Built the station in about 20 minutes and started about halfway into the contest.
Super quiet location that took a while to find. Most spots were below a hill along a river. This location was almost ridge-line. Once on the air, I felt pretty good considering half power or less at 40W. Almost everyone I called heard the signal.

24' Greyline DX Vertical tied to a stump. 3' of PVC pipe and ground support are not part of the active antenna. The lower dipole starts just above where the ladder line comes out (this exit and insulator is meant to be ground level by design but adding 3' to the height didn't hurt). 24' of radiator above the feed point.

Antenna System Order of parts: From the Antenna, the ladder line feedline transitions to a PL259 adapter that plugs into the LDG RT-100 remote tuner.

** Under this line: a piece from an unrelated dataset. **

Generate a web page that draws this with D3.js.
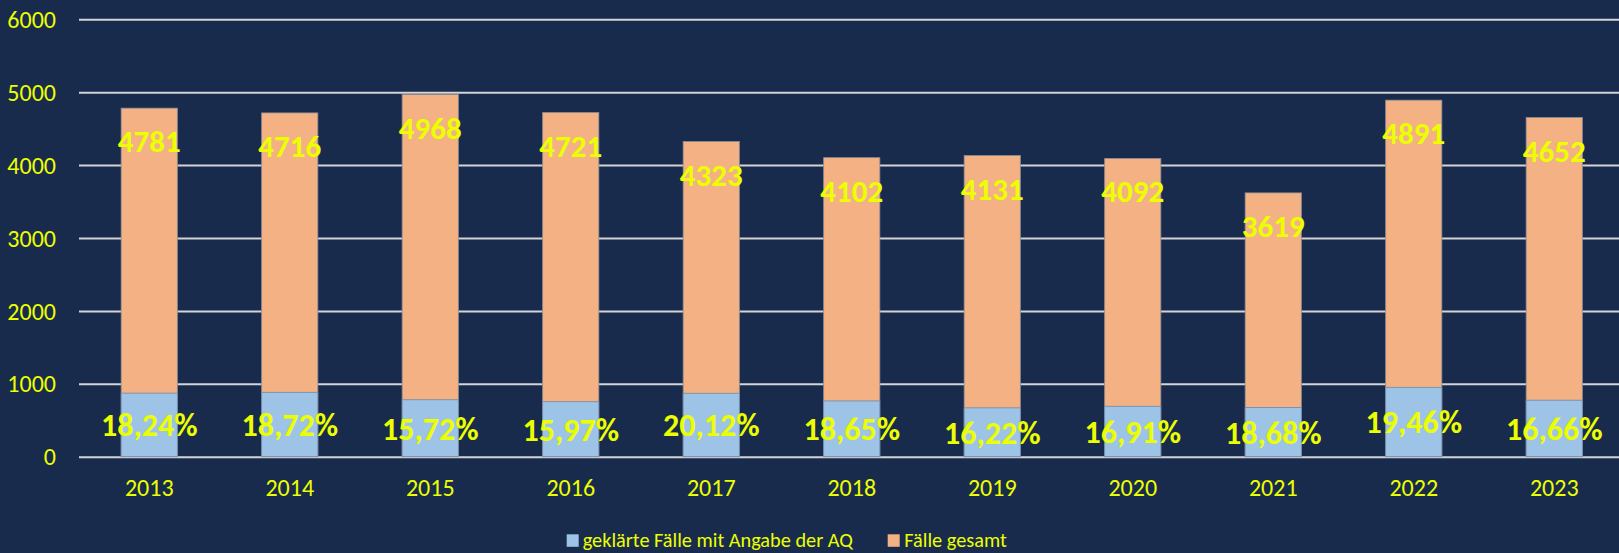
<!DOCTYPE html>
<html>
<head>
<meta charset="utf-8">
<script src="https://cdn.jsdelivr.net/npm/d3@7"></script>
<style>
  html, body { margin: 0; padding: 0; background: #182b4c; }
  svg { display: block; }
  .axis text { font-family: Carlito, Calibri, Lato, sans-serif; font-size: 24px; fill: #ecff00; }
  .label { font-family: Carlito, Calibri, Lato, sans-serif; font-weight: bold; font-size: 31px; fill: #ecff00; text-anchor: middle; }
  .pct { font-size: 32px; }
  .legend text { font-family: Carlito, Calibri, Lato, sans-serif; font-size: 20.3px; fill: #ecff00; }
</style>
</head>
<body>
<div id="graphic"></div>
<script>
// data
const years = ["2013", "2014", "2015", "2016", "2017", "2018", "2019", "2020", "2021", "2022", "2023"];
const totalCases = [4781, 4716, 4968, 4721, 4323, 4102, 4131, 4092, 3619, 4891, 4652];
const clearedCases = [872, 883, 781, 754, 870, 765, 670, 692, 676, 952, 775];
const clearedShare = ["18,24%", "18,72%", "15,72%", "15,97%", "20,12%", "18,65%", "16,22%", "16,91%", "18,68%", "19,46%", "16,66%"];
const yTicks = [0, 1000, 2000, 3000, 4000, 5000, 6000];
const seriesNames = ["geklärte Fälle mit Angabe der AQ", "Fälle gesamt"];

const chart = {
  outerWidth: 1619,
  outerHeight: 553,
  margin: { left: 79, right: -5.5, top: 19.3, bottom: 96.3 },
  colors: { cleared: "#9dc3e6", total: "#f4b183" },
  parameters(){
    this.width = this.outerWidth - this.margin.left - this.margin.right;
    this.height = this.outerHeight - this.margin.top - this.margin.bottom;
  },
  createScales(){
    this.xScale = d3.scaleBand()
      .domain(years)
      .range([0, this.width])
      .paddingInner(0.6)
      .paddingOuter(0.3);

    this.yScale = d3.scaleLinear()
      .domain([0, 6000])
      .range([this.height, 0]);
  },
  drawPlot(){
    this.svg = d3.select("#graphic")
      .append("svg")
      .attr("width", this.outerWidth)
      .attr("height", this.outerHeight);

    this.svg.append("rect")
      .attr("width", this.outerWidth)
      .attr("height", this.outerHeight)
      .attr("fill", "#182b4c");

    this.plot = this.svg.append("g")
      .attr("transform", `translate(${this.margin.left}, ${this.margin.top})`);
  },
  drawAxes(){
    //grid lines
    const grid = this.plot.append("g")
      .attr("class", "grid")
      .call(d3.axisLeft(this.yScale)
        .tickValues(yTicks)
        .tickSize(-(this.outerWidth - this.margin.left))
        .tickFormat(""));
    grid.select(".domain").remove();
    grid.selectAll("line")
      .attr("stroke", "#d4d4d4")
      .attr("stroke-width", 2);

    const yAxis = this.plot.append("g")
      .attr("class", "axis yaxis")
      .call(d3.axisLeft(this.yScale)
        .tickValues(yTicks)
        .tickSize(0)
        .tickPadding(23)
        .tickFormat(d3.format("d")));
    yAxis.select(".domain").remove();
    yAxis.selectAll("text").attr("dy", "0.34em");

    const xAxis = this.plot.append("g")
      .attr("class", "axis xaxis")
      .attr("transform", `translate(0, ${this.height})`)
      .call(d3.axisBottom(this.xScale).tickSize(0));
    xAxis.select(".domain").remove();
    xAxis.selectAll("text").attr("y", 39).attr("dy", 0);
  },
  drawData(){
    const that = this;
    const bw = this.xScale.bandwidth();

    const totals = this.plot.append("g").attr("class", "totalBars");
    totals.selectAll("rect")
      .data(years)
      .enter()
      .append("rect")
      .attr("x", d => that.xScale(d))
      .attr("y", (d, i) => that.yScale(totalCases[i]))
      .attr("width", bw)
      .attr("height", (d, i) => that.yScale(0) - that.yScale(totalCases[i]))
      .attr("fill", this.colors.total)
      .attr("stroke", "#8a8f99")
      .attr("stroke-width", 0.8);

    const cleared = this.plot.append("g").attr("class", "clearedBars");
    cleared.selectAll("rect")
      .data(years)
      .enter()
      .append("rect")
      .attr("x", d => that.xScale(d))
      .attr("y", (d, i) => that.yScale(clearedCases[i]))
      .attr("width", bw)
      .attr("height", (d, i) => that.yScale(0) - that.yScale(clearedCases[i]))
      .attr("fill", this.colors.cleared)
      .attr("stroke", "#6f88a8")
      .attr("stroke-width", 0.8);

    // labels
    this.plot.append("g").selectAll("text")
      .data(years)
      .enter()
      .append("text")
      .attr("class", "label")
      .attr("x", d => that.xScale(d) + bw / 2)
      .attr("y", (d, i) => that.yScale(totalCases[i]) + 44)
      .text((d, i) => totalCases[i]);

    this.plot.append("g").selectAll("text")
      .data(years)
      .enter()
      .append("text")
      .attr("class", "label pct")
      .attr("x", d => that.xScale(d) + bw / 2)
      .attr("y", (d, i) => (that.yScale(clearedCases[i]) + that.yScale(0)) / 2 + 11.5)
      .text((d, i) => clearedShare[i]);
  },
  drawLegend(){
    const items = [
      { name: seriesNames[0], color: this.colors.cleared, x: 566.7, tx: 582.7 },
      { name: seriesNames[1], color: this.colors.total, x: 887.7, tx: 904.3 }
    ];
    const legend = this.svg.append("g").attr("class", "legend");
    const g = legend.selectAll("g")
      .data(items)
      .enter()
      .append("g");
    g.append("rect")
      .attr("x", d => d.x)
      .attr("y", 534.3)
      .attr("width", 12)
      .attr("height", 12.5)
      .attr("fill", d => d.color);
    g.append("text")
      .attr("x", d => d.tx)
      .attr("y", 546.5)
      .text(d => d.name);
  },
  draw(){
    this.parameters();
    this.createScales();
    this.drawPlot();
    this.drawAxes();
    this.drawData();
    this.drawLegend();
  }
};

chart.draw();
</script>
</body>
</html>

Then, the RF Choke which is 7 ferrite slip-over-coax beads for adequate RF choking, then the 75' LMR-400 coax to the Suburban.

Cockpit inside the suburban. Using standard power from the 12V AC/DC outlet in the truck I was able to get 40W out without tripping the Chevy circuit breaker. The heater was on low to keep the fan noise down and the fingers warm. 40 and 80M were hopping full of CW signals from coast to coast. It felt like I was looking down on all of them from up here. Also, it seemed the stalls granite peaks around me were reflecting signal in my favor... it certainly felt I was indeed that loud compared to my home QTH below the hill.

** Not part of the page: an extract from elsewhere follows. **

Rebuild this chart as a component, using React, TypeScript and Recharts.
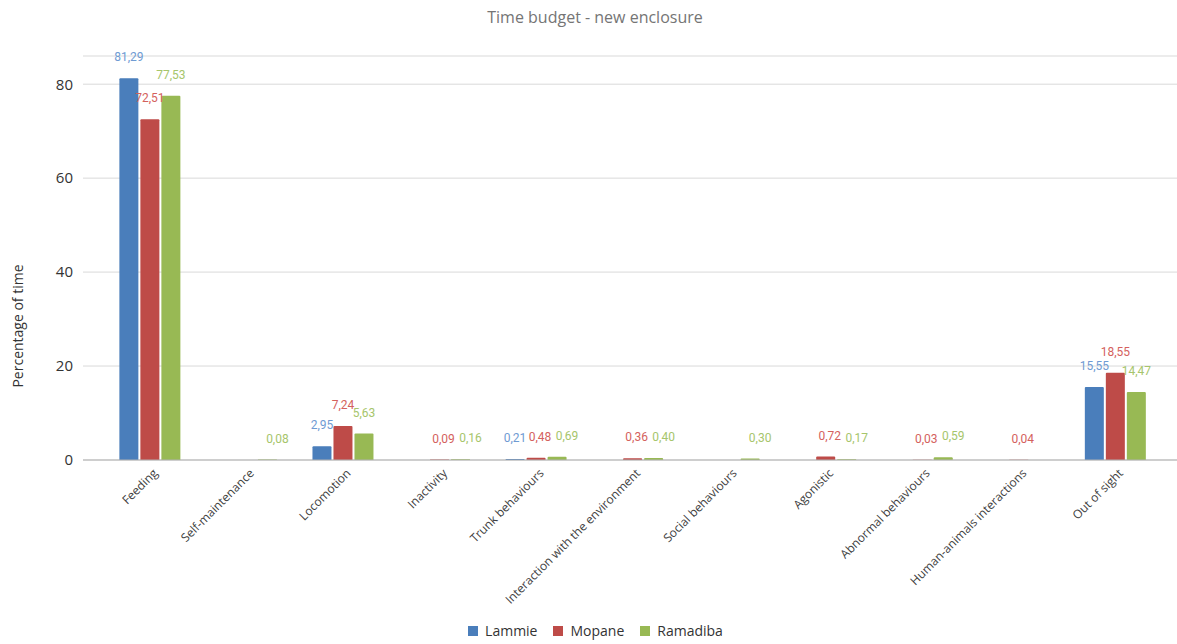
import React from 'react';
import { BarChart, Bar, XAxis, YAxis, CartesianGrid, Legend, LabelList } from 'recharts';

const categories = [
  'Feeding',
  'Self-maintenance',
  'Locomotion',
  'Inactivity',
  'Trunk behaviours',
  'Interaction with the environment',
  'Social behaviours',
  'Agonistic',
  'Abnormal behaviours',
  'Human-animals interactions',
  'Out of sight',
];

const lammie = [81.29, null, 2.95, null, 0.21, null, null, null, null, null, 15.55];
const mopane = [72.51, null, 7.24, 0.09, 0.48, 0.36, null, 0.72, 0.03, 0.04, 18.55];
const ramadiba = [77.53, 0.08, 5.63, 0.16, 0.69, 0.4, 0.3, 0.17, 0.59, null, 14.47];

const yTicks = [0, 20, 40, 60, 80];

const data = categories.map((name, i) => ({
  name,
  Lammie: lammie[i],
  Mopane: mopane[i],
  Ramadiba: ramadiba[i],
}));

const fmt = (v: any) => (v == null ? '' : Number(v).toFixed(2).replace('.', ','));

// small values get nudged right so the labels don't run into each other
const makeLabel = (color: string, shift: number) => (props: any) => {
  const { x, y, width, value } = props;
  if (value == null) return null;
  const dx = Number(value) < 1 ? shift : 0;
  return (
    <text
      x={x + width / 2 + dx}
      y={y - 17}
      textAnchor="middle"
      fill={color}
      fontSize={12}
      fontFamily="Roboto, sans-serif"
    >
      {fmt(value)}
    </text>
  );
};

const XTick = (props: any) => {
  const { x, y, payload } = props;
  return (
    <g transform={`translate(${x + 8},${y + 6})`}>
      <text
        x={0}
        y={0}
        textAnchor="end"
        transform="rotate(-45)"
        fontSize={12}
        fill="#404040"
        fontFamily="'Open Sans', sans-serif"
      >
        {payload.value}
      </text>
    </g>
  );
};

const LegendContent = () => {
  const items = [
    { name: 'Lammie', color: '#4a7ebb' },
    { name: 'Mopane', color: '#be4b48' },
    { name: 'Ramadiba', color: '#98b954' },
  ];
  return (
    <div style={{ display: 'flex', justifyContent: 'center', fontFamily: "'Open Sans', sans-serif", fontSize: 14, color: '#333', paddingLeft: 14 }}>
      {items.map((it) => (
        <span key={it.name} style={{ display: 'inline-flex', alignItems: 'center', margin: '0 8px' }}>
          <span style={{ width: 10, height: 10, background: it.color, display: 'inline-block', marginRight: 7 }} />
          {it.name}
        </span>
      ))}
    </div>
  );
};

const App = () => {
  return (
    <div style={{ position: 'absolute', left: 0, top: 0, width: 1177, height: 644, background: '#fff' }}>
      <div
        style={{
          position: 'absolute',
          top: 6,
          left: 0,
          width: 1190,
          textAlign: 'center',
          fontFamily: "'Open Sans', sans-serif",
          fontSize: 16,
          color: '#757575',
        }}
      >
        Time budget - new enclosure
      </div>
      <BarChart
        width={1177}
        height={644}
        data={data}
        margin={{ top: 56, right: 0, left: 0, bottom: 4 }}
        barCategoryGap="18%"
        barGap={2}
      >
        <CartesianGrid vertical={false} stroke="#d9d9d9" />
        <XAxis
          dataKey="name"
          interval={0}
          height={161}
          padding={{ left: 19, right: 13 }}
          tick={<XTick />}
          tickLine={false}
          axisLine={{ stroke: '#b0b0b0' }}
        />
        <YAxis
          width={83}
          domain={[0, 86]}
          ticks={yTicks}
          axisLine={false}
          tickLine={false}
          tick={{ fontSize: 15, fill: '#333', fontFamily: "'Open Sans', sans-serif" }}
          tickMargin={4}
          label={{
            value: 'Percentage of time',
            angle: -90,
            position: 'insideLeft',
            offset: 18,
            dy: 68,
            style: { fontSize: 14, fill: '#333', fontFamily: "'Open Sans', sans-serif", textAnchor: 'middle' },
          }}
        />
        <Legend verticalAlign="bottom" content={<LegendContent />} />
        <Bar dataKey="Lammie" fill="#4a7ebb" isAnimationActive={false} radius={[1, 1, 0, 0]}>
          <LabelList dataKey="Lammie" content={makeLabel('#6f9bd3', 0)} />
        </Bar>
        <Bar dataKey="Mopane" fill="#be4b48" isAnimationActive={false} radius={[1, 1, 0, 0]}>
          <LabelList dataKey="Mopane" content={makeLabel('#d4615d', 4)} />
        </Bar>
        <Bar dataKey="Ramadiba" fill="#98b954" isAnimationActive={false} radius={[1, 1, 0, 0]}>
          <LabelList dataKey="Ramadiba" content={makeLabel('#a6c56b', 10)} />
        </Bar>
      </BarChart>
    </div>
  );
};

export default App;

KL2A/P Ski Bag Portable Ham Radio station:


Lately, this summer, I've been tinkering with HF vertical antenna designs at the lake house QTH in Northern Idaho. The QTH is great for swimming, boating, and relaxing on the beach deck but it is not a good QTH at all for radio other than working KL7, VE7, UA9 (Central Russia), or the occasional Northern European. Oh, it's a great shot due north and nowhere else as the hills are straight up in all other directions. #lakelife.

So, this camp trip was a great opportunity to try the ski bag radio station from another QTH. By comparison, it was night and day to the lake QTH. The campsite had no other people or structures for miles, super quiet, I could hear everything and everyone on the bands. W1-4 signals filled 40 and 80M CW (east coast) and I worked them easily on both bands with the 40W from the radio (not something that's possible thus far from the lake house with double the power, at 100W). You have to hear them, right?

Having guys hear me easily was a treat. Amazing what a quiet location and a high up in the hills take-off will do for a 24' vertical dipole antenna.
NA CW SPRINT: 140 QSOs in about 90-100 mins on the air.

Best 4-hours in radio!

Bonus: Tuned the bands at sunrise before packing out of camp and warming up the truck. It was cold in the tent, 28F at sunrise, and still smokey.

+ found PJ4A (NN3W) at the Bonaire Island Radio Station PJ4A on 20M WAE SSB
+ a 40M tune found W6YA working YF8HVY. Very quiet QTH in the mountain country.